◆ **Job**
Find every line in the records below that holds the word "React", and copy each one.

══════════════════════════════

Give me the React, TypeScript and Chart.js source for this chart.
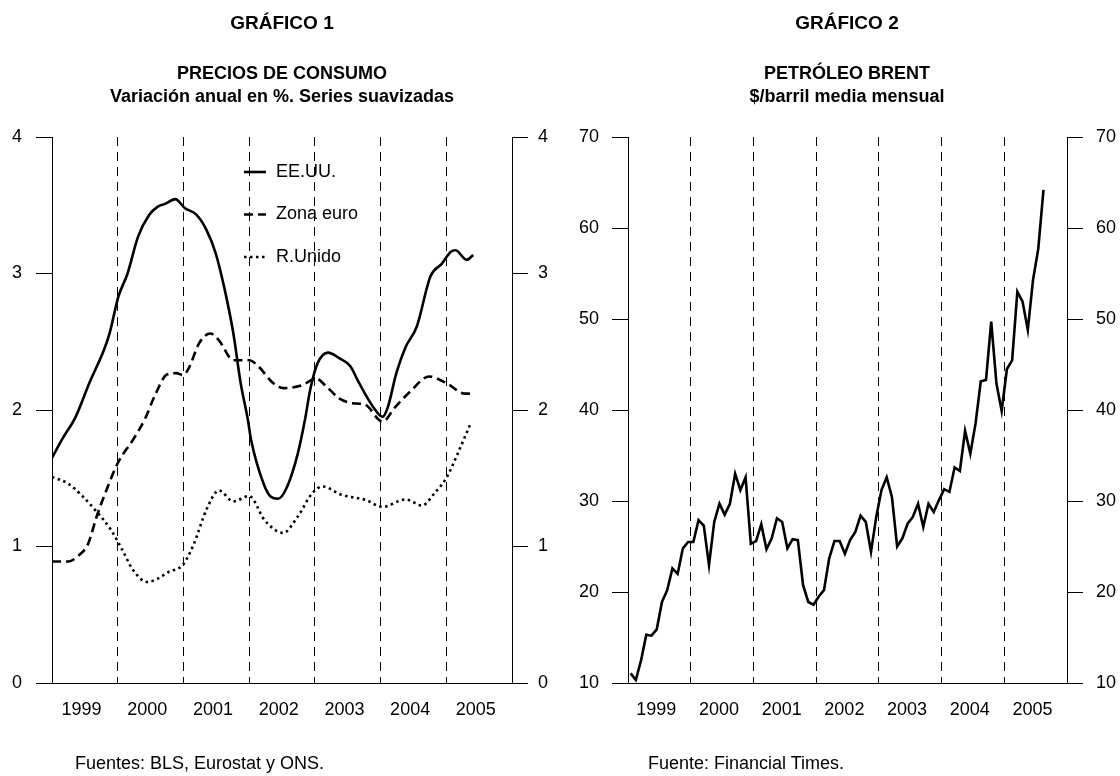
import React, { useEffect, useRef } from "react";
import { Chart, registerables } from "chart.js";

Chart.register(...registerables);

const FONT = "'Liberation Sans', Arial, Helvetica, sans-serif";

// ---------- Gráfico 1: Precios de consumo (variación anual %, series suavizadas) ----------
const usLabel = "EE.UU.";
const usTime = [1999.0, 1999.16, 1999.36, 1999.57, 1999.79, 1999.875, 2000.01, 2000.15, 2000.31, 2000.48, 2000.61, 2000.72, 2000.875, 2001.02, 2001.2, 2001.35, 2001.49, 2001.62, 2001.76, 2001.87, 2001.98, 2002.03, 2002.22, 2002.33, 2002.44, 2002.58, 2002.74, 2002.85, 2002.93, 2003.04, 2003.2, 2003.37, 2003.54, 2003.67, 2003.89, 2004.03, 2004.11, 2004.24, 2004.38, 2004.55, 2004.76, 2004.93, 2005.07, 2005.14, 2005.31, 2005.41];
const usValues = [1.65, 1.79, 1.95, 2.2, 2.44, 2.56, 2.83, 3.0, 3.27, 3.43, 3.49, 3.51, 3.545, 3.48, 3.43, 3.32, 3.15, 2.9, 2.56, 2.2, 1.93, 1.78, 1.46, 1.365, 1.35, 1.44, 1.68, 1.93, 2.15, 2.34, 2.42, 2.38, 2.32, 2.2, 2.02, 1.95, 2.02, 2.27, 2.46, 2.61, 2.98, 3.07, 3.16, 3.17, 3.1, 3.135];

const euLabel = "Zona euro";
const euTime = [1999.0, 1999.25, 1999.38, 1999.55, 1999.68, 1999.85, 2000.01, 2000.23, 2000.42, 2000.56, 2000.75, 2000.89, 2000.995, 2001.08, 2001.24, 2001.41, 2001.54, 2001.76, 2002.0, 2002.14, 2002.36, 2002.52, 2002.8, 2003.02, 2003.18, 2003.37, 2003.57, 2003.76, 2004.03, 2004.22, 2004.44, 2004.74, 2005.01, 2005.28, 2005.39];
const euValues = [0.89, 0.89, 0.925, 1.02, 1.22, 1.44, 1.62, 1.78, 1.94, 2.1, 2.26, 2.27, 2.255, 2.305, 2.49, 2.56, 2.51, 2.365, 2.365, 2.32, 2.2, 2.16, 2.18, 2.23, 2.17, 2.085, 2.05, 2.04, 1.915, 2.02, 2.13, 2.245, 2.195, 2.12, 2.12];

const ukLabel = "R.Unido";
const ukTime = [1999.0, 1999.25, 1999.47, 1999.68, 1999.9, 2000.07, 2000.23, 2000.45, 2000.61, 2000.78, 2000.99, 2001.16, 2001.35, 2001.54, 2001.76, 2002.0, 2002.24, 2002.52, 2002.74, 2002.96, 2003.12, 2003.4, 2003.78, 2004.03, 2004.38, 2004.63, 2004.82, 2005.01, 2005.2, 2005.36];
const ukValues = [1.51, 1.46, 1.365, 1.255, 1.12, 0.975, 0.83, 0.74, 0.765, 0.815, 0.865, 1.02, 1.27, 1.41, 1.33, 1.37, 1.19, 1.1, 1.22, 1.39, 1.44, 1.38, 1.34, 1.29, 1.345, 1.3, 1.39, 1.51, 1.71, 1.89];

const cpiMin = 0;
const cpiMax = 4;
const cpiStep = 1;

// ---------- Gráfico 2: Petróleo Brent ($/barril, media mensual), ene-1999 .. ago-2005 ----------
const brentLabel = "Brent";
const brentFirstYear = 1999;
const brentValues = [
  11.06, 10.33, 12.5, 15.3, 15.2, 15.9, 18.9, 20.2, 22.6, 22.0, 24.8, 25.5,
  25.5, 27.9, 27.3, 22.95, 27.7, 29.7, 28.5, 29.7, 33.0, 31.2, 32.6, 25.3,
  25.6, 27.45, 24.7, 25.9, 28.1, 27.7, 24.8, 25.8, 25.7, 20.75, 18.9, 18.6,
  19.5, 20.2, 23.7, 25.6, 25.6, 24.2, 25.7, 26.6, 28.4, 27.7, 24.4, 28.25,
  31.2, 32.6, 30.45, 25.0, 25.9, 27.5, 28.25, 29.7, 27.15, 29.7, 28.8, 30.1,
  31.3, 31.0, 33.7, 33.3, 37.7, 35.2, 38.5, 43.15, 43.3, 49.7, 42.9, 39.9,
  44.5, 45.45, 53.0, 51.9, 48.8, 54.3, 57.7, 64.2,
];
const brentMin = 10;
const brentMax = 70;
const brentStep = 10;

// ---------- Shared axis ----------
const yearLabels = ["1999", "2000", "2001", "2002", "2003", "2004", "2005"];
const yearStart = 1999;
const yearEnd = 2006;

const toPoints = (t: number[], v: number[]) => t.map((x, i) => ({ x, y: v[i] }));

const LABEL_POS = 0.45;

function buildXTicks() {
  const out: { value: number }[] = [];
  for (let y = yearStart; y <= yearEnd; y++) {
    out.push({ value: y });
    if (y < yearEnd) out.push({ value: y + LABEL_POS });
  }
  return out;
}

const lineLegendPlugin = {
  id: "lineLegend",
  afterDatasetsDraw(chart: any, _args: any, opts: any) {
    if (!opts || !opts.display) return;
    const ctx = chart.ctx;
    chart.data.datasets.forEach((ds: any, i: number) => {
      const y = opts.y + i * opts.spacing;
      ctx.save();
      ctx.strokeStyle = ds.borderColor;
      ctx.lineWidth = ds.borderWidth;
      ctx.lineCap = "butt";
      ctx.setLineDash(ds.borderDash || []);
      ctx.beginPath();
      ctx.moveTo(opts.x, y);
      ctx.lineTo(opts.x + opts.length, y);
      ctx.stroke();
      ctx.setLineDash([]);
      ctx.fillStyle = "#000";
      ctx.font = `${opts.fontSize}px ${FONT}`;
      ctx.textBaseline = "middle";
      ctx.textAlign = "left";
      ctx.fillText(ds.label, opts.x + opts.length + opts.gap, y);
      ctx.restore();
    });
  },
};

function makeConfig(p: {
  datasets: any[];
  yMin: number;
  yMax: number;
  yStep: number;
  leftWidth: number;
  rightWidth: number;
  leftPad: number;
  rightPad: number;
  legend: any;
}) {
  const tickFont = { family: FONT, size: 18 };
  const yAxis = (position: "left" | "right", width: number, pad: number) => ({
    type: "linear",
    position,
    min: p.yMin,
    max: p.yMax,
    ticks: { stepSize: p.yStep, padding: pad, color: "#000", font: tickFont },
    grid: { drawOnChartArea: false, drawTicks: true, tickLength: 16, color: "#000", tickColor: "#000", lineWidth: 1 },
    border: { display: true, color: "#000", width: 1 },
    afterFit: (s: any) => {
      s.width = width;
    },
  });
  return {
    type: "line",
    data: { datasets: p.datasets },
    plugins: [lineLegendPlugin],
    options: {
      animation: false,
      responsive: false,
      devicePixelRatio: 1,
      layout: { padding: { left: 0, right: 0, top: 137, bottom: 53 } },
      elements: { point: { radius: 0, hoverRadius: 0 } },
      plugins: {
        legend: { display: false },
        tooltip: { enabled: false },
        title: { display: false },
        lineLegend: p.legend,
      },
      scales: {
        x: {
          type: "linear",
          position: "bottom",
          min: yearStart,
          max: yearEnd,
          afterBuildTicks: (s: any) => {
            s.ticks = buildXTicks();
          },
          ticks: {
            autoSkip: false,
            maxRotation: 0,
            padding: 16,
            color: "#000",
            font: tickFont,
            callback: (v: number) => (Number.isInteger(v) ? "" : yearLabels[Math.floor(v) - yearStart]),
          },
          grid: {
            drawTicks: false,
            lineWidth: 1,
            color: (c: any) => {
              const v = c.tick ? c.tick.value : NaN;
              return Number.isInteger(v) && v > yearStart && v < yearEnd ? "#000" : "rgba(0,0,0,0)";
            },
          },
          border: { display: true, color: "#000", width: 1, dash: [9, 6] },
          afterFit: (s: any) => {
            s.height = 40;
          },
        },
        y: yAxis("left", p.leftWidth, p.leftPad),
        y2: yAxis("right", p.rightWidth, p.rightPad),
      },
    },
  } as any;
}

function ChartCanvas({ config, left }: { config: any; left: number }) {
  const ref = useRef<HTMLCanvasElement | null>(null);
  useEffect(() => {
    if (!ref.current) return;
    const chart = new Chart(ref.current, config);
    return () => chart.destroy();
  }, [config]);
  return (
    <canvas
      ref={ref}
      width={560}
      height={776}
      style={{ position: "absolute", left, top: 0, width: 560, height: 776 }}
    />
  );
}

const cpiConfig = makeConfig({
  datasets: [
    {
      label: usLabel,
      data: toPoints(usTime, usValues),
      borderColor: "#000",
      borderWidth: 2.6,
      borderDash: [],
      cubicInterpolationMode: "monotone",
      yAxisID: "y",
    },
    {
      label: euLabel,
      data: toPoints(euTime, euValues),
      borderColor: "#000",
      borderWidth: 2.6,
      borderDash: [9, 5],
      cubicInterpolationMode: "monotone",
      yAxisID: "y",
    },
    {
      label: ukLabel,
      data: toPoints(ukTime, ukValues),
      borderColor: "#000",
      borderWidth: 2.6,
      borderDash: [2.5, 3.5],
      cubicInterpolationMode: "monotone",
      yAxisID: "y",
    },
  ],
  yMin: cpiMin,
  yMax: cpiMax,
  yStep: cpiStep,
  leftWidth: 52,
  rightWidth: 48,
  leftPad: 14,
  rightPad: 10,
  legend: { display: true, x: 244, y: 172, spacing: 42.5, length: 22, gap: 10, fontSize: 18 },
});

const brentConfig = makeConfig({
  datasets: [
    {
      label: brentLabel,
      data: brentValues.map((v, i) => ({ x: brentFirstYear + (i + 0.5) / 12, y: v })),
      borderColor: "#000",
      borderWidth: 2.6,
      tension: 0,
      yAxisID: "y",
    },
  ],
  yMin: brentMin,
  yMax: brentMax,
  yStep: brentStep,
  leftWidth: 68,
  rightWidth: 53,
  leftPad: 13,
  rightPad: 13,
  legend: { display: false },
});

const titleStyle = (center: number, top: number, size: number): React.CSSProperties => ({
  position: "absolute",
  left: center - 280,
  width: 560,
  top,
  textAlign: "center",
  fontFamily: FONT,
  fontWeight: "bold",
  fontSize: size,
  lineHeight: `${size + 4}px`,
  whiteSpace: "nowrap",
  color: "#000",
});

const noteStyle = (left: number): React.CSSProperties => ({
  position: "absolute",
  left,
  top: 752,
  fontFamily: FONT,
  fontSize: 18,
  lineHeight: "22px",
  whiteSpace: "nowrap",
  color: "#000",
});

export default function App() {
  useEffect(() => {
    document.body.style.margin = "0";
  }, []);
  return (
    <div style={{ position: "absolute", left: 0, top: 0, width: 1120, height: 776, background: "#fff", overflow: "hidden" }}>
      <ChartCanvas config={cpiConfig} left={0} />
      <ChartCanvas config={brentConfig} left={560} />
      <div style={titleStyle(282, 11, 19)}>GRÁFICO 1</div>
      <div style={titleStyle(282, 62, 18)}>PRECIOS DE CONSUMO</div>
      <div style={titleStyle(282, 85, 18)}>Variación anual en %. Series suavizadas</div>
      <div style={titleStyle(847, 11, 19)}>GRÁFICO 2</div>
      <div style={titleStyle(847, 62, 18)}>PETRÓLEO BRENT</div>
      <div style={titleStyle(847, 85, 18)}>$/barril media mensual</div>
      <div style={noteStyle(75)}>Fuentes: BLS, Eurostat y ONS.</div>
      <div style={noteStyle(648)}>Fuente: Financial Times.</div>
    </div>
  );
}
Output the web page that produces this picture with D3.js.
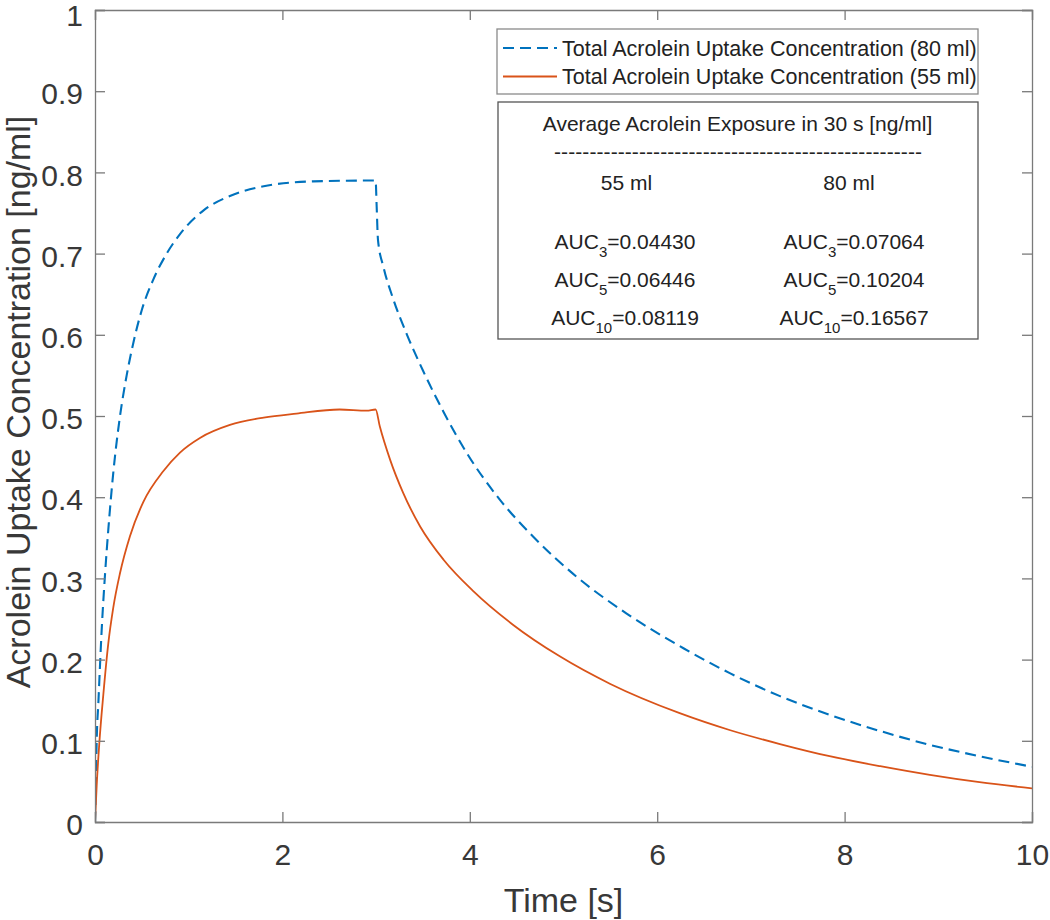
<!DOCTYPE html>
<html><head><meta charset="utf-8">
<script src="https://cdn.jsdelivr.net/npm/d3@7"></script>
<style>
body{margin:0;background:#fff;}
text{font-family:Arial,"Liberation Sans",Helvetica,sans-serif;}
</style></head>
<body><svg id="c" width="1050" height="920"></svg>
<script>
// ---- data ----
const xTicks = [0, 2, 4, 6, 8, 10];
const yTicks = [0, 0.1, 0.2, 0.3, 0.4, 0.5, 0.6, 0.7, 0.8, 0.9, 1];
const yTickLabels = ["0","0.1","0.2","0.3","0.4","0.5","0.6","0.7","0.8","0.9","1"];

const t80 = [0,0.01,0.018,0.036,0.071,0.107,0.142,0.195,0.267,0.338,0.409,0.498,0.622,0.765,0.907,1.156,1.44,1.80,2.33,2.995,3.006,3.02,3.08,3.18,3.33,3.50,3.72,3.97,4.32,4.68,5.14,5.67,6.28,6.78,7.31,7.84,8.38,8.91,9.44,10];
const v80 = [0,0.052,0.1,0.147,0.236,0.305,0.36,0.43,0.50,0.55,0.59,0.63,0.668,0.70,0.724,0.753,0.771,0.783,0.789,0.790,0.758,0.717,0.683,0.645,0.600,0.556,0.505,0.454,0.397,0.351,0.302,0.257,0.214,0.183,0.155,0.132,0.112,0.095,0.081,0.068];

const t55 = [0,0.018,0.046,0.089,0.142,0.195,0.266,0.373,0.515,0.728,0.907,1.12,1.44,1.80,2.15,2.61,2.90,2.995,3.04,3.15,3.29,3.47,3.72,4.04,4.46,4.96,5.5,6.24,6.78,7.31,7.84,8.38,8.91,9.44,10];
const v55 = [0,0.045,0.097,0.157,0.22,0.264,0.306,0.352,0.394,0.432,0.455,0.473,0.489,0.498,0.503,0.508,0.5065,0.508,0.487,0.446,0.405,0.364,0.323,0.284,0.243,0.204,0.17,0.134,0.113,0.096,0.081,0.0687,0.058,0.049,0.0415];

const legendLabels = ["Total Acrolein Uptake Concentration (80 ml)", "Total Acrolein Uptake Concentration (55 ml)"];
const boxTitle = "Average Acrolein Exposure in 30 s [ng/ml]";
const colHeads = ["55 ml", "80 ml"];
const aucSubs = ["3", "5", "10"];
const auc55 = ["0.04430", "0.06446", "0.08119"];
const auc80 = ["0.07064", "0.10204", "0.16567"];

// ---- layout ----
const L = 95, R = 1032, T = 10, B = 822;
const svg = d3.select("#c");
const x = d3.scaleLinear().domain([0, 10]).range([L, R]);
const y = d3.scaleLinear().domain([0, 1]).range([B, T]);
const axisCol = "#7a7a7a", textCol = "#383838";

svg.append("defs").append("clipPath").attr("id","clip")
  .append("rect").attr("x",L).attr("y",T).attr("width",R-L).attr("height",B-T);

// lines
const line = d3.line().x(d => x(d[0])).y(d => y(d[1])).curve(d3.curveMonotoneX);
const d80 = t80.map((t,i)=>[t, v80[i]]);
const d55 = t55.map((t,i)=>[t, v55[i]]);
const g = svg.append("g").attr("clip-path","url(#clip)");
g.append("path").attr("d", line(d80)).attr("fill","none").attr("stroke","#0072BD")
  .attr("stroke-width",2.1).attr("stroke-dasharray","11,6");
g.append("path").attr("d", line(d55)).attr("fill","none").attr("stroke","#D95319")
  .attr("stroke-width",1.8);

// axes
const fmt = (d) => yTickLabels[yTicks.indexOf(d)];
const ax = svg.append("g").attr("transform",`translate(0,${B})`)
  .call(d3.axisBottom(x).tickValues(xTicks).tickSize(-10).tickPadding(22).tickFormat(d3.format("d")));
const ay = svg.append("g").attr("transform",`translate(${L},0)`)
  .call(d3.axisLeft(y).tickValues(yTicks).tickSize(-10).tickPadding(12).tickFormat(fmt));
const axT = svg.append("g").attr("transform",`translate(0,${T})`)
  .call(d3.axisTop(x).tickValues(xTicks).tickSize(-10).tickFormat(""));
const ayR = svg.append("g").attr("transform",`translate(${R},0)`)
  .call(d3.axisRight(y).tickValues(yTicks).tickSize(-10).tickFormat(""));
[ax, ay, axT, ayR].forEach(a => {
  a.selectAll(".domain").attr("stroke", axisCol).attr("stroke-width",1.3);
  a.selectAll(".tick line").attr("stroke", axisCol).attr("stroke-width",1.3);
  a.selectAll(".tick text").attr("fill", textCol).style("font-size","30px")
    .style("font-family","Arial, 'Liberation Sans', sans-serif");
});
ax.selectAll(".tick text").attr("dy","0.71em");
ay.selectAll(".tick text").attr("dy", d => d === 1 ? "0.5em" : "0.42em");

// axis labels
svg.append("text").attr("x",(L+R)/2).attr("y",912).attr("text-anchor","middle")
  .attr("fill",textCol).style("font-size","34px").text("Time [s]");
svg.append("text").attr("transform",`translate(30,${(T+B)/2 - 14}) rotate(-90)`).attr("text-anchor","middle")
  .attr("fill",textCol).style("font-size","34px").text("Acrolein Uptake Concentration [ng/ml]");

// legend
const lg = svg.append("g");
lg.append("rect").attr("x",497).attr("y",29).attr("width",481).attr("height",65)
  .attr("fill","#fff").attr("stroke","#8a8a8a").attr("stroke-width",1.3);
const legStyles = [{c:"#0072BD", dash:"11,6", w:2.1},{c:"#D95319", dash:null, w:1.8}];
legendLabels.forEach((lab,i) => {
  const yy = 48 + i*28.5;
  lg.append("line").attr("x1",503).attr("x2",557).attr("y1",yy).attr("y2",yy)
    .attr("stroke",legStyles[i].c).attr("stroke-width",legStyles[i].w)
    .attr("stroke-dasharray",legStyles[i].dash);
  lg.append("text").attr("x",562).attr("y",yy+7.5).attr("fill","#222")
    .style("font-size","21.5px").text(lab);
});

// text box
const tb = svg.append("g");
tb.append("rect").attr("x",498).attr("y",102).attr("width",480).attr("height",237)
  .attr("fill","#fff").attr("stroke","#555").attr("stroke-width",1.3);
const fs = "21px";
tb.append("text").attr("x",737.5).attr("y",131).attr("text-anchor","middle").attr("fill","#222")
  .style("font-size",fs).text(boxTitle);
tb.append("text").attr("x",554).attr("y",159).attr("fill","#222").style("font-size",fs)
  .attr("textLength",368).attr("lengthAdjust","spacing").text("-".repeat(52));
tb.append("text").attr("x",626.5).attr("y",190).attr("text-anchor","middle").attr("fill","#222")
  .style("font-size",fs).text(colHeads[0]);
tb.append("text").attr("x",849).attr("y",190).attr("text-anchor","middle").attr("fill","#222")
  .style("font-size",fs).text(colHeads[1]);
const rowY = [249, 287, 325];
[[auc55, 625],[auc80, 854]].forEach(([vals, cx]) => {
  vals.forEach((v,i) => {
    const t = tb.append("text").attr("x",cx).attr("y",rowY[i]).attr("text-anchor","middle")
      .attr("fill","#222").style("font-size",fs);
    t.append("tspan").text("AUC");
    t.append("tspan").attr("dy",8).style("font-size","15px").text(aucSubs[i]);
    t.append("tspan").attr("dy",-8).text("=" + v);
  });
});
</script></body></html>
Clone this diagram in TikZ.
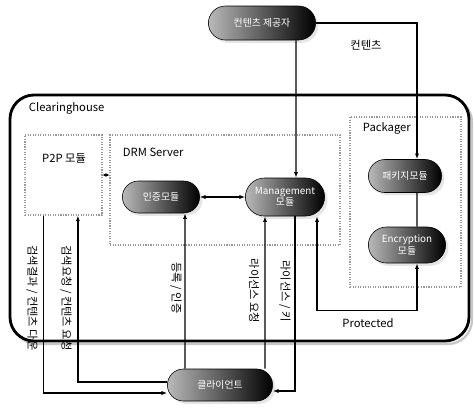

══════════════════════════════

◆ **Result for this exercise**
Give me the React, TypeScript and Chart.js source for this chart.
import React, { useEffect, useRef } from "react";
const titleStyle = (center: number, top: number, size: number): React.CSSProperties => ({
const noteStyle = (left: number): React.CSSProperties => ({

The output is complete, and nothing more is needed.